Funny and loquacious, he seems utterly unlike his American counterparts in the heartthrob category, who tend to preen or hide behind a mask of pretentious solemnity. Banderas doesn’t have that defensive, me-against-the-world attitude so many young American actors possess, and maybe that’s why he’s such a convincing romantic figure on screen. Banderas actually connects to his costars: sparks are struck.
Off screen, his chemistry with Melanie Griffith is just as clear. This morning, she joins him on the patio, wearing a bathrobe and no makeup. Both are about to catch a plane for North Carolina, where she’s playing the mother–the Shelley Winters role–in the remake of “Lolita.” “I love you,” she says, nuzzling him. “I love you,” he says back, despite the fact a reporter is standing in their midst.

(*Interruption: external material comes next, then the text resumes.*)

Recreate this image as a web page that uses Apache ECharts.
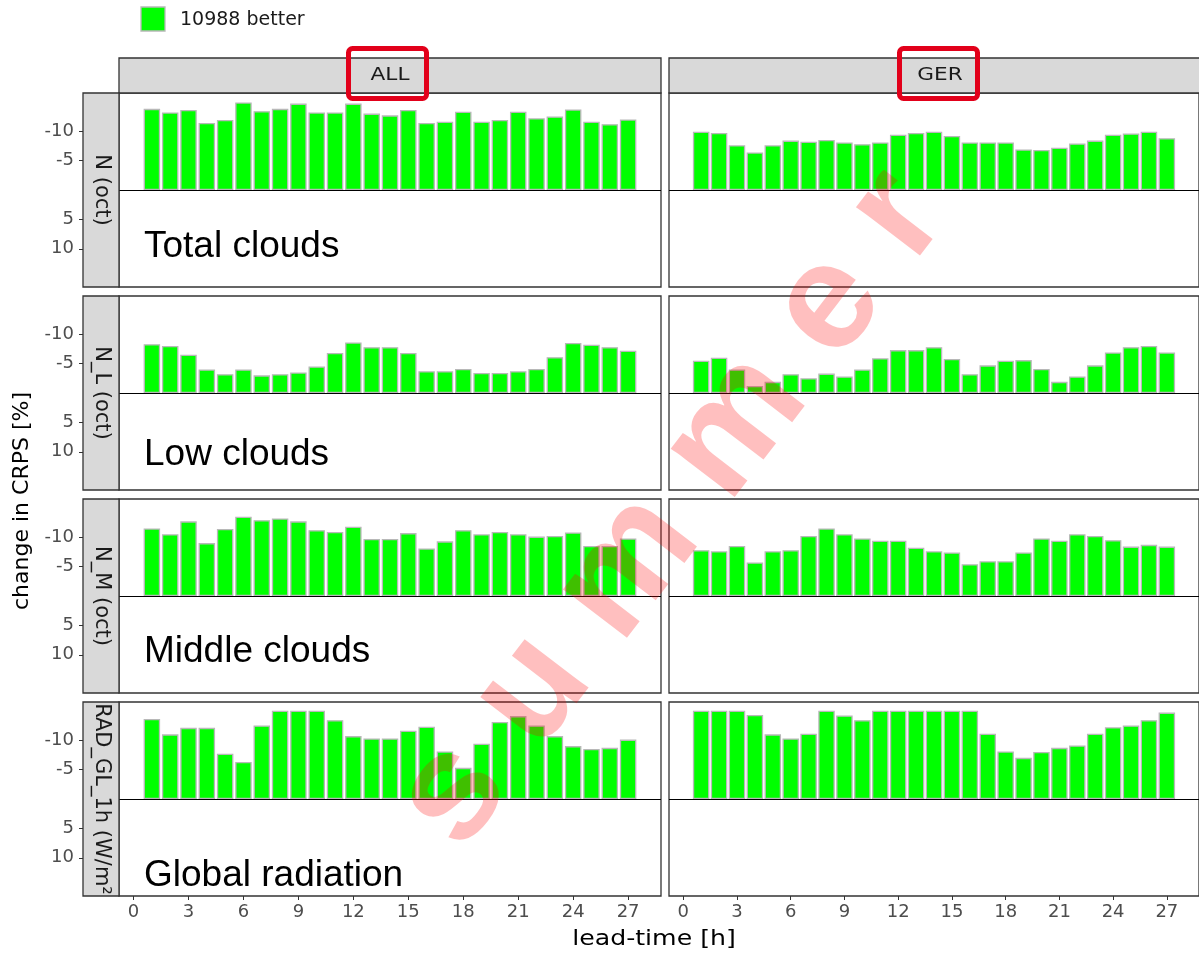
<!DOCTYPE html>
<html>
<head>
<meta charset="utf-8">
<script src="https://cdn.jsdelivr.net/npm/echarts@6/dist/echarts.min.js"></script>
<style>
  html, body { margin: 0; padding: 0; background: #ffffff; }
  #chart { width: 1199px; height: 954px; }
</style>
</head>
<body>
<div id="chart"></div>
<script>
// Lead times (hours) on the x axis
const leadTimes = [1, 2, 3, 4, 5, 6, 7, 8, 9, 10, 11, 12, 13, 14, 15, 16, 17, 18, 19, 20, 21, 22, 23, 24, 25, 26, 27];
const regions = ['ALL', 'GER'];
const variables = ['N (oct)', 'N_L (oct)', 'N_M (oct)', 'RAD_GL_1h (W/m²)'];
const variableNotes = ['Total clouds', 'Low clouds', 'Middle clouds', 'Global radiation'];
const legendLabel = '10988 better';

// Change in CRPS [%] per lead time (negative = improvement), clipped at -15
const nAll   = [-13.8, -13.2, -13.6, -11.4, -11.9, -14.9, -13.4, -13.8, -14.7, -13.2, -13.2, -14.7, -13.0, -12.7, -13.6, -11.4, -11.6, -13.3, -11.6, -11.9, -13.3, -12.2, -12.5, -13.7, -11.6, -11.2, -12.0];
const nGer   = [-9.9, -9.7, -7.6, -6.4, -7.6, -8.4, -8.2, -8.5, -8.1, -7.8, -8.1, -9.4, -9.7, -9.9, -9.2, -8.1, -8.1, -8.1, -6.9, -6.8, -7.2, -7.9, -8.4, -9.4, -9.6, -9.9, -8.8];
const nlAll  = [-8.3, -8.0, -6.5, -4.0, -3.2, -4.0, -3.0, -3.2, -3.5, -4.5, -6.8, -8.6, -7.8, -7.8, -6.8, -3.7, -3.7, -4.1, -3.4, -3.4, -3.7, -4.1, -6.1, -8.5, -8.2, -7.8, -7.2];
const nlGer  = [-5.5, -6.0, -4.0, -1.2, -1.9, -3.2, -2.5, -3.3, -2.8, -4.0, -5.9, -7.3, -7.3, -7.8, -5.8, -3.2, -4.7, -5.5, -5.6, -4.1, -1.9, -2.8, -4.7, -6.9, -7.8, -8.0, -6.9];
const nmAll  = [-11.5, -10.5, -12.7, -9.0, -11.4, -13.5, -12.9, -13.2, -12.7, -11.2, -10.9, -11.8, -9.7, -9.7, -10.7, -8.1, -9.3, -11.2, -10.5, -10.9, -10.5, -10.1, -10.2, -10.8, -8.5, -8.5, -9.8];
const nmGer  = [-7.8, -7.6, -8.5, -5.7, -7.6, -7.8, -10.2, -11.5, -10.5, -9.8, -9.4, -9.4, -8.2, -7.6, -7.4, -5.4, -5.9, -5.9, -7.4, -9.8, -9.4, -10.5, -10.2, -9.5, -8.4, -8.7, -8.4];
const radAll = [-13.6, -11.0, -12.1, -12.1, -7.7, -6.3, -12.5, -15.0, -15.0, -15.0, -13.4, -10.7, -10.3, -10.3, -11.6, -12.3, -8.1, -5.3, -9.4, -13.1, -14.1, -12.5, -10.7, -9.0, -8.5, -8.7, -10.1];
const radGer = [-15.0, -15.0, -15.0, -14.3, -11.0, -10.3, -11.1, -15.0, -14.2, -13.4, -15.0, -15.0, -15.0, -15.0, -15.0, -15.0, -11.1, -8.1, -7.0, -8.0, -8.7, -9.1, -11.1, -12.2, -12.5, -13.4, -14.7];

const xTicks = [0, 3, 6, 9, 12, 15, 18, 21, 24, 27];
const yTicks = [-10, -5, 5, 10];

// rows = variables, columns = regions
const panelValues = [
  [nAll, nGer],
  [nlAll, nlGer],
  [nmAll, nmGer],
  [radAll, radGer]
];

// ---- layout ----
const GG_FONT = 'DejaVu Sans';
const X_MIN = -0.795, X_MAX = 28.795;   // bar extent 0.55..27.45 plus 5% padding
const Y_LIM = 16.5;                      // -15..15 plus 5% padding
const COL_LEFT = [119, 669];
const PANEL_W = 542;
const ROW_TOP = [93, 296, 499, 702];
const PANEL_H = 194;
const STRIP_W = 36;   // left strip width
const STRIP_H = 35;   // top strip height
const BAR_W = PANEL_W / (X_MAX - X_MIN) * 0.9;
const WIDE = 1.2;     // horizontal stretch of the plot text

const grids = [], xAxes = [], yAxes = [], series = [];
let k = 0;
for (let r = 0; r < variables.length; r++) {
  for (let c = 0; c < regions.length; c++) {
    const bottomRow = r === variables.length - 1;
    const firstCol = c === 0;
    grids.push({
      left: COL_LEFT[c], top: ROW_TOP[r], width: PANEL_W, height: PANEL_H,
      show: true, backgroundColor: '#ffffff', borderColor: '#333333', borderWidth: 1.3,
      containLabel: false
    });
    xAxes.push({
      type: 'value', gridIndex: k, min: X_MIN, max: X_MAX, position: 'bottom',
      axisLine: { show: false, onZero: false },
      splitLine: { show: false },
      axisTick: { show: bottomRow, customValues: xTicks, length: 4, lineStyle: { color: '#333333', width: 1 } },
      axisLabel: { show: bottomRow, customValues: xTicks, margin: 7, color: '#4d4d4d', fontSize: 18, fontFamily: GG_FONT }
    });
    yAxes.push({
      type: 'value', gridIndex: k, min: -Y_LIM, max: Y_LIM, inverse: true, position: 'left',
      offset: firstCol ? STRIP_W : 0,
      axisLine: { show: false, onZero: false },
      splitLine: { show: false },
      axisTick: { show: firstCol, customValues: yTicks, length: 4, lineStyle: { color: '#333333', width: 1 } },
      axisLabel: { show: firstCol, customValues: yTicks, margin: 9, color: '#4d4d4d', fontSize: 18, fontFamily: GG_FONT }
    });
    const vals = panelValues[r][c];
    series.push({
      name: legendLabel,
      type: 'bar',
      xAxisIndex: k, yAxisIndex: k,
      data: leadTimes.map((t, j) => [t, vals[j]]),
      barWidth: BAR_W,
      itemStyle: { color: '#00ff00', borderColor: '#b8b8b8', borderWidth: 1.3 },
      silent: true,
      markLine: {
        silent: true, symbol: ['none', 'none'], label: { show: false },
        lineStyle: { color: '#000000', width: 1, type: 'solid' },
        data: [{ yAxis: 0 }]
      }
    });
    k++;
  }
}

const graphics = [];
// top strips
regions.forEach((name, c) => {
  graphics.push({
    type: 'rect', z: 10,
    shape: { x: COL_LEFT[c], y: ROW_TOP[0] - STRIP_H, width: PANEL_W, height: STRIP_H },
    style: { fill: '#d9d9d9', stroke: '#333333', lineWidth: 1.3 }
  });
  graphics.push({
    type: 'text', z: 11,
    x: COL_LEFT[c] + PANEL_W / 2, y: ROW_TOP[0] - STRIP_H / 2, scaleX: WIDE,
    style: { text: name, fill: '#1a1a1a', font: '18px "' + GG_FONT + '"', align: 'center', verticalAlign: 'middle' }
  });
});
// left strips
variables.forEach((name, r) => {
  graphics.push({
    type: 'rect', z: 10,
    shape: { x: COL_LEFT[0] - STRIP_W, y: ROW_TOP[r], width: STRIP_W, height: PANEL_H },
    style: { fill: '#d9d9d9', stroke: '#333333', lineWidth: 1.3 }
  });
  graphics.push({
    type: 'text', z: 11,
    x: COL_LEFT[0] - STRIP_W / 2, y: ROW_TOP[r] + PANEL_H / 2,
    rotation: -Math.PI / 2,
    style: {
      text: name, fill: '#1a1a1a', font: '21px "' + GG_FONT + '"',
      align: 'center', verticalAlign: 'middle',
      width: PANEL_H, overflow: 'truncate', ellipsis: ''
    }
  });
});
// variable notes inside the ALL panels
const notePos = [246.5, 455, 651.5, 875.5];
variableNotes.forEach((note, r) => {
  graphics.push({
    type: 'text', z: 12, x: 144, y: notePos[r],
    style: { text: note, fill: '#000000', font: '37px "Liberation Sans", Arial, sans-serif', align: 'left', verticalAlign: 'middle' }
  });
});
// legend
graphics.push({
  type: 'rect', z: 12,
  shape: { x: 141, y: 7, width: 24, height: 24 },
  style: { fill: '#00ff00', stroke: '#b8b8b8', lineWidth: 1.3 }
});
graphics.push({
  type: 'text', z: 12, x: 180, y: 20,
  style: { text: legendLabel, fill: '#1a1a1a', font: '19px "' + GG_FONT + '"', align: 'left', verticalAlign: 'middle' }
});
// axis titles
graphics.push({
  type: 'text', z: 12, x: 654, y: 940, scaleX: WIDE,
  style: { text: 'lead-time [h]', fill: '#000000', font: '21px "' + GG_FONT + '"', align: 'center', verticalAlign: 'middle' }
});
graphics.push({
  type: 'text', z: 12, x: 22, y: 501, rotation: Math.PI / 2,
  style: { text: 'change in CRPS [%]', fill: '#000000', font: '22px "' + GG_FONT + '"', align: 'center', verticalAlign: 'middle' }
});
// highlight boxes round the region labels
[[348.5, 48.5], [899.5, 48.5]].forEach(([bx, by]) => {
  graphics.push({
    type: 'rect', z: 20,
    shape: { x: bx, y: by, width: 78, height: 50, r: 4 },
    style: { fill: 'none', stroke: '#e2001a', lineWidth: 5 }
  });
});
// season watermark
graphics.push({
  type: 'text', z: 30, x: 672, y: 510, rotation: 52.5 * Math.PI / 180,
  style: {
    text: 's u m m e r', fill: 'rgba(255,0,0,0.25)',
    font: 'bold 152px "Liberation Sans", Arial, sans-serif',
    align: 'center', verticalAlign: 'middle'
  }
});

const chart = echarts.init(document.getElementById('chart'), null, { renderer: 'canvas' });
chart.setOption({
  animation: false,
  backgroundColor: '#ffffff',
  grid: grids,
  xAxis: xAxes,
  yAxis: yAxes,
  series: series,
  graphic: graphics
});
</script>
</body>
</html>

Banderas is discovering the cost of his growing stardom: tabloids around the world have had a feeding frenzy with their romance, begun on the set of “Two Much” in Miami. In Spain recently, packs of journalists trailed them everywhere. He’s wounded by the attacks on Melanie’s admitted past problems with alcohol abuse, and by the Spanish press’s charge that he left his wife for a celebrity to gain status in Hollywood. “I’m not silly, I’m not an idiot. I love her with everything she brings to it. She has nothing to hide,” he says. Even his father, a former policeman in Malaga, has been hounded by photographers. “Oh! I’m sorry, I’m sorry, Pop!” he mock wails. Banderas can laugh at his own improbable predicament. “I cannot bear people without a sense of humor, people that take seriously everything,” he says. He has no regrets about the course his career has taken in Hollywood. “I’m living the adventure of my life. Now it’s here, tomorrow I don’t know.” And where does he consider home? “Nowhere,” he shrugs. But, he can always be found these days. Just go to the movies.